GIVEN DATA →
'''

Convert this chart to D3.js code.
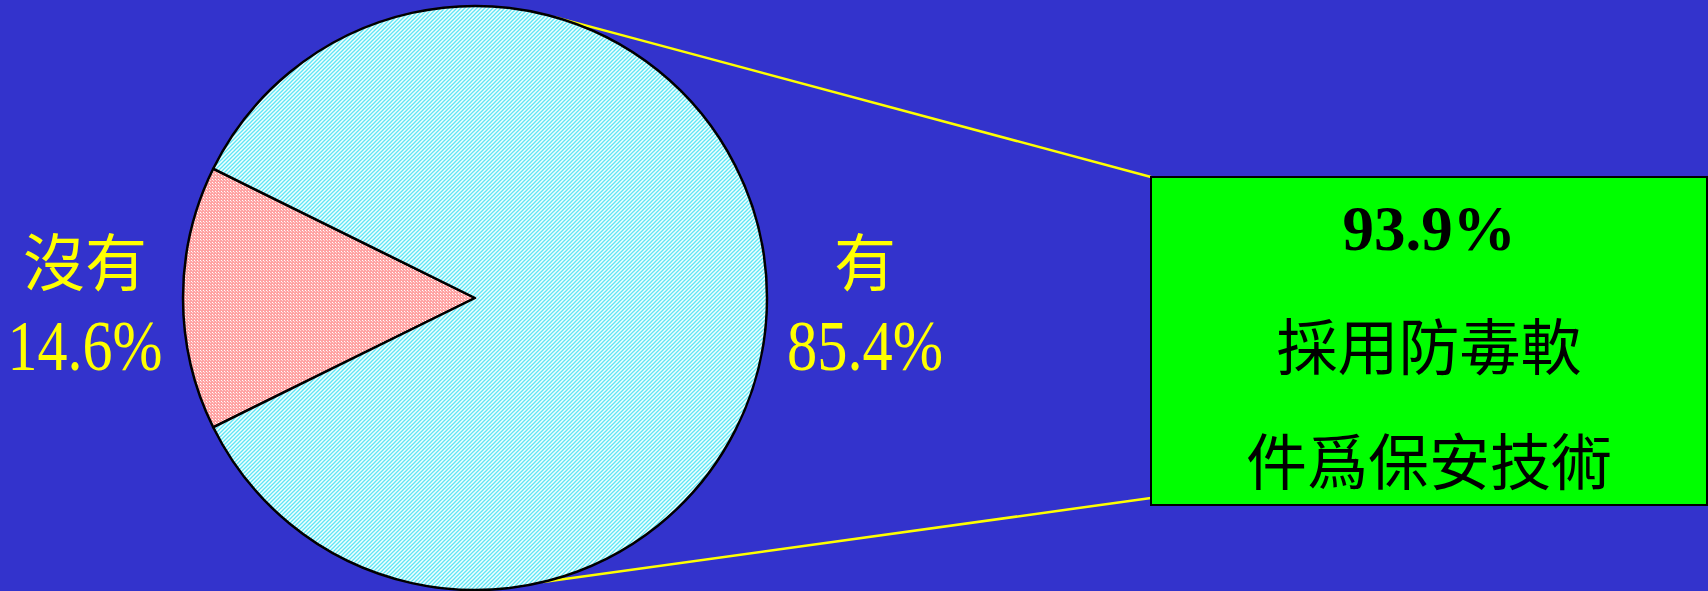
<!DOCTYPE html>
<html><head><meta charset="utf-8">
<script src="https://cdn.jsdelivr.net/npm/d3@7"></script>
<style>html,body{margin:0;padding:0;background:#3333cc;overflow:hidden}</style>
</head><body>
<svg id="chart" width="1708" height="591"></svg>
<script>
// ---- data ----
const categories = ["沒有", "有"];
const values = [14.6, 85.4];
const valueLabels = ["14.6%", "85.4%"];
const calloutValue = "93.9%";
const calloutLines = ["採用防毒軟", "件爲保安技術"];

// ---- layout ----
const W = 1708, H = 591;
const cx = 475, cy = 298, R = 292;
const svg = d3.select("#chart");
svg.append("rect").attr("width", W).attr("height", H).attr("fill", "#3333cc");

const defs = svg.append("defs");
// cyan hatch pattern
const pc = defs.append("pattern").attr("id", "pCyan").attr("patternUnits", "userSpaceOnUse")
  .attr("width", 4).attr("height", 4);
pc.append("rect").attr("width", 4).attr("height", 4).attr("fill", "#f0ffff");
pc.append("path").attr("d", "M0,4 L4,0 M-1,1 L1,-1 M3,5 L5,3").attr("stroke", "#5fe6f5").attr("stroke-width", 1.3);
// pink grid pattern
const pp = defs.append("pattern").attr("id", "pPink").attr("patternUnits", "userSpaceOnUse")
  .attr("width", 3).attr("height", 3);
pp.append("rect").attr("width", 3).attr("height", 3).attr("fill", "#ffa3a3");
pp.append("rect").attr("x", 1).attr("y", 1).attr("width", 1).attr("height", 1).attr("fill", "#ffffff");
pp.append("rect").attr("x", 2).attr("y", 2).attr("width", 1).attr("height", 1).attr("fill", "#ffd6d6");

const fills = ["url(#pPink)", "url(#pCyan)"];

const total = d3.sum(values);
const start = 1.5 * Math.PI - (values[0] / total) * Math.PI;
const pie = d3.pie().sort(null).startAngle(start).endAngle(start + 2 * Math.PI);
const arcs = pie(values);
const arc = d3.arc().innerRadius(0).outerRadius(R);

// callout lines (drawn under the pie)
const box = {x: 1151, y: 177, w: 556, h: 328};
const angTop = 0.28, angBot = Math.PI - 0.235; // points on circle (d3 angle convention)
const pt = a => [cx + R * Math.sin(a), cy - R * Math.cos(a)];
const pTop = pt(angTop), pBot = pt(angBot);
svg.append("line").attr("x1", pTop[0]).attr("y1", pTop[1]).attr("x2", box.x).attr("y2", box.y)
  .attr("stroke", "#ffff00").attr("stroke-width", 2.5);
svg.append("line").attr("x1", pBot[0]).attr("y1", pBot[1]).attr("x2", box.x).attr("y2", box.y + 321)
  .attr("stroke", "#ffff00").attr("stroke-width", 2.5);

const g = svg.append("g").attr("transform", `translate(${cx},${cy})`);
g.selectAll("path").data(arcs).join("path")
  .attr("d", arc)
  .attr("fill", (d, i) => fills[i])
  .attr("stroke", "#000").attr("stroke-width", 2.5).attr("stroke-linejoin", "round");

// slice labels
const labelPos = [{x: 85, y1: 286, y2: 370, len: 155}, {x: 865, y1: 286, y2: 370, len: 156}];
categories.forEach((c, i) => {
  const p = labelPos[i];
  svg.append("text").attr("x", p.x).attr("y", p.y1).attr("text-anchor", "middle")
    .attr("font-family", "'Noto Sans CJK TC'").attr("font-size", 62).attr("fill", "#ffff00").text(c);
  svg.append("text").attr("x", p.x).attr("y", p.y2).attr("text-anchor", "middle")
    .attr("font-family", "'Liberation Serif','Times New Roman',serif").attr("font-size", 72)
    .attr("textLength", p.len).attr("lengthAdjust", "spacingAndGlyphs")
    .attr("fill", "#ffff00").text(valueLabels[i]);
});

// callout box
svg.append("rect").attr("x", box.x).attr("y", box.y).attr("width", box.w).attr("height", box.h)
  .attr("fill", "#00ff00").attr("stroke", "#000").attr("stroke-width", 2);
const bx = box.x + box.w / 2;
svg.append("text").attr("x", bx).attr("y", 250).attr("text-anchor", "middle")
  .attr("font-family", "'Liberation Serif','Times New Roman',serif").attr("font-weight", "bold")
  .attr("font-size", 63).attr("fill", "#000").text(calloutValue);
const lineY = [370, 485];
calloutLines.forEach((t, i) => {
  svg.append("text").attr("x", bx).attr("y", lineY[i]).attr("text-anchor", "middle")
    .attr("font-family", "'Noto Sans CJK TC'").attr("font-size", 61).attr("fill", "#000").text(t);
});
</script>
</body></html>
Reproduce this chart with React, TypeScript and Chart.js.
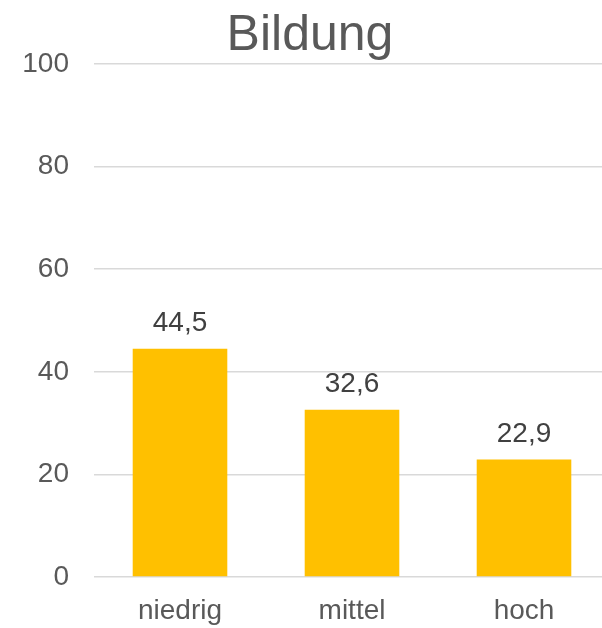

'''

EXERCISE DESCRIPTION → Take the lines above from the top of the records through the one with "const arc = d3.arc().innerRadius(0).outerRadius(R);" and repeat them exactly, without any pictures.

EXERCISE RESPONSE →
Convert this chart to D3.js code.
<!DOCTYPE html>
<html><head><meta charset="utf-8">
<script src="https://cdn.jsdelivr.net/npm/d3@7"></script>
<style>html,body{margin:0;padding:0;background:#3333cc;overflow:hidden}</style>
</head><body>
<svg id="chart" width="1708" height="591"></svg>
<script>
// ---- data ----
const categories = ["沒有", "有"];
const values = [14.6, 85.4];
const valueLabels = ["14.6%", "85.4%"];
const calloutValue = "93.9%";
const calloutLines = ["採用防毒軟", "件爲保安技術"];

// ---- layout ----
const W = 1708, H = 591;
const cx = 475, cy = 298, R = 292;
const svg = d3.select("#chart");
svg.append("rect").attr("width", W).attr("height", H).attr("fill", "#3333cc");

const defs = svg.append("defs");
// cyan hatch pattern
const pc = defs.append("pattern").attr("id", "pCyan").attr("patternUnits", "userSpaceOnUse")
  .attr("width", 4).attr("height", 4);
pc.append("rect").attr("width", 4).attr("height", 4).attr("fill", "#f0ffff");
pc.append("path").attr("d", "M0,4 L4,0 M-1,1 L1,-1 M3,5 L5,3").attr("stroke", "#5fe6f5").attr("stroke-width", 1.3);
// pink grid pattern
const pp = defs.append("pattern").attr("id", "pPink").attr("patternUnits", "userSpaceOnUse")
  .attr("width", 3).attr("height", 3);
pp.append("rect").attr("width", 3).attr("height", 3).attr("fill", "#ffa3a3");
pp.append("rect").attr("x", 1).attr("y", 1).attr("width", 1).attr("height", 1).attr("fill", "#ffffff");
pp.append("rect").attr("x", 2).attr("y", 2).attr("width", 1).attr("height", 1).attr("fill", "#ffd6d6");

const fills = ["url(#pPink)", "url(#pCyan)"];

const total = d3.sum(values);
const start = 1.5 * Math.PI - (values[0] / total) * Math.PI;
const pie = d3.pie().sort(null).startAngle(start).endAngle(start + 2 * Math.PI);
const arcs = pie(values);
const arc = d3.arc().innerRadius(0).outerRadius(R);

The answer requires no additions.